How ‘who we are’ and ‘what we do’ Affect our Health
by Tessa Richter (Switzerland)
Growing up, most of us learn that we are either healthy or sick. And when we are sick, we usually treat the illness on a physical level, with medication, therapy or surgery. We rarely think of our work, our attitude towards life or towards others and ourselves, as being a possible cause of illness. Over the course of many years, I have come to realise that health has another, more hidden aspect: it is connected to us living our true potential as human beings, based on who we are.
Our potential is rather like a muscle: if we don’t use it, it shrivels and its energy goes stale. This affects our mental and physical health, leading to anxiety, lack of energy and motivation, but also to more serious diseases.

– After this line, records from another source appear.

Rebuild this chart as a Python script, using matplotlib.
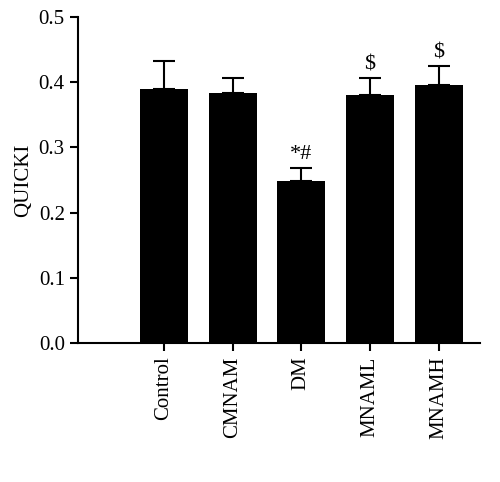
import matplotlib.pyplot as plt

plt.rcParams['font.family'] = ['Liberation Serif', 'DejaVu Serif']

groups = ["Control", "CMNAM", "DM", "MNAML", "MNAMH"]
quicki = [0.390, 0.383, 0.248, 0.380, 0.395]
sem = [0.043, 0.023, 0.021, 0.026, 0.030]
marks = ["", "", "*#", "$", "$"]

fig = plt.figure(figsize=(5, 4.82), dpi=100)
ax = fig.add_axes([0.156, 0.288, 0.804, 0.677])

x = range(len(groups))
ax.bar(x, quicki, width=0.7, color="black",
       yerr=[[0] * len(sem), sem], error_kw=dict(ecolor="black", elinewidth=1.5, capsize=8, capthick=1.5))
for i, m in enumerate(marks):
    if m:
        ax.text(i, quicki[i] + sem[i] + 0.005, m, ha="center", va="bottom", fontsize=16)

ax.set_xlim(-1.25, 4.6)
ax.set_ylim(0, 0.5)
ax.set_yticks([0, 0.1, 0.2, 0.3, 0.4, 0.5])
ax.set_yticklabels(["0.0", "0.1", "0.2", "0.3", "0.4", "0.5"])
ax.set_xticks(list(x))
ax.set_xticklabels(groups, rotation=90)
ax.set_ylabel("QUICKI", fontsize=15)
ax.tick_params(labelsize=15, width=1.5, length=6)
for s in ["top", "right"]:
    ax.spines[s].set_visible(False)
for s in ["left", "bottom"]:
    ax.spines[s].set_linewidth(1.5)

fig.savefig("out.png")
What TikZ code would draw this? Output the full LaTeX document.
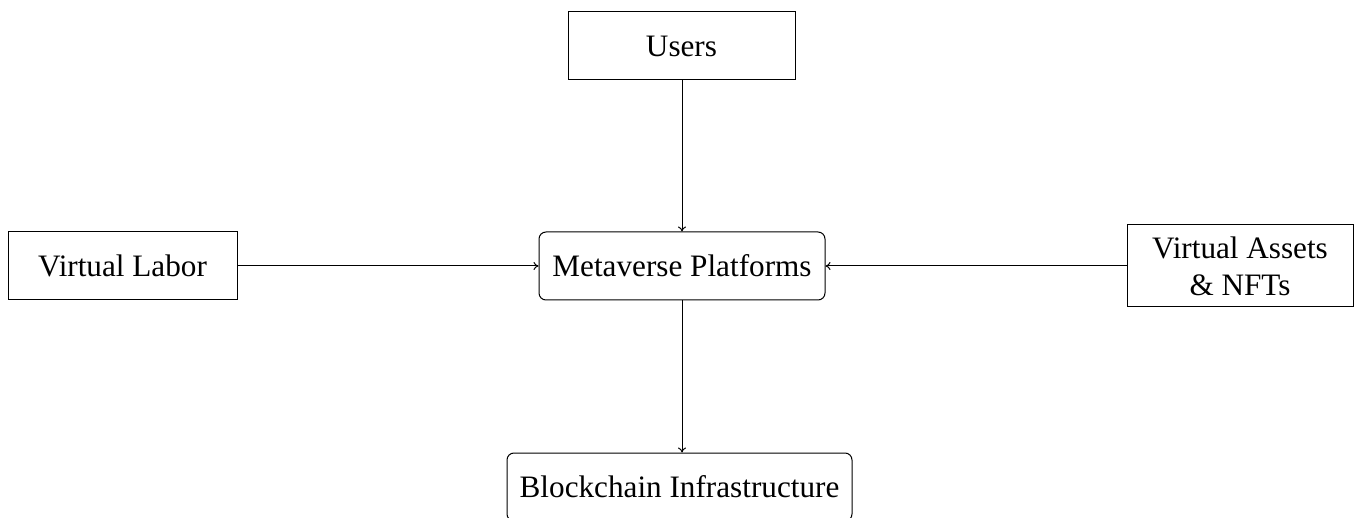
\documentclass[tikz,border=0pt]{standalone}
\usepackage{fontspec}
\setmainfont{Liberation Serif}
\usetikzlibrary{arrows.meta}
\begin{document}
\begin{tikzpicture}[x=0.5pt,y=-0.5pt,
  box/.style={draw, line width=0.5pt, inner sep=0pt, align=center,
    font=\fontsize{15.6}{18.5}\selectfont},
  rbox/.style={box, rounded corners=3.5pt},
  conn/.style={-{To[length=2.5pt,width=4pt]}, line width=0.5pt}]
\useasboundingbox (0,0) rectangle (1355,518);
\node[box, minimum width=113.5pt, minimum height=34pt] (users) at (681.5,46) {Users};
\node[rbox, minimum width=143pt, minimum height=34pt] (meta) at (682,266) {Metaverse Platforms};
\node[rbox, minimum width=172.5pt, minimum height=34pt] (block) at (679.5,487) {Blockchain Infrastructure};
\node[box, minimum width=114.5pt, minimum height=34pt] (labor) at (122.5,266) {Virtual Labor};
\node[box, minimum width=113pt, minimum height=41pt] (assets) at (1240,266) {Virtual Assets\\\& NFTs};
\draw[conn] (users.south -| meta.north) -- (meta.north);
\draw[conn] (labor.east) -- (meta.west);
\draw[conn] (assets.west) -- (meta.east);
\draw[conn] (meta.south) -- (meta.south |- block.north);
\end{tikzpicture}
\end{document}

Each one of us is a unique instrument of creation, defined by our background, perception and talents. Often, we use only those aspects that are acceptable to the norm and people around us, beginning with our families and schools. We thus cut off and deprive ourselves of a great potential and energy that can be decisive in creating what matters to us.
A young man, around the age of 30, came to me for career coaching. His doctor had diagnosed burnout. He was not yet at the stage of not being able to work at all, but he was off work regularly, generally lacking energy, and unable to breathe properly. Because he also wanted to change careers, but didn’t know what exactly he wanted to do next, and how to go about it, he was referred to me by a friend.
After our first coaching, he said he was able to breathe for the first time again in ages. After about a year he had changed careers and was doing exactly what we had found to be his next preferred career step. He was still working within the same company, just as he had hoped for. And in a team he absolutely loved and who really appreciated him, supporting him in his move.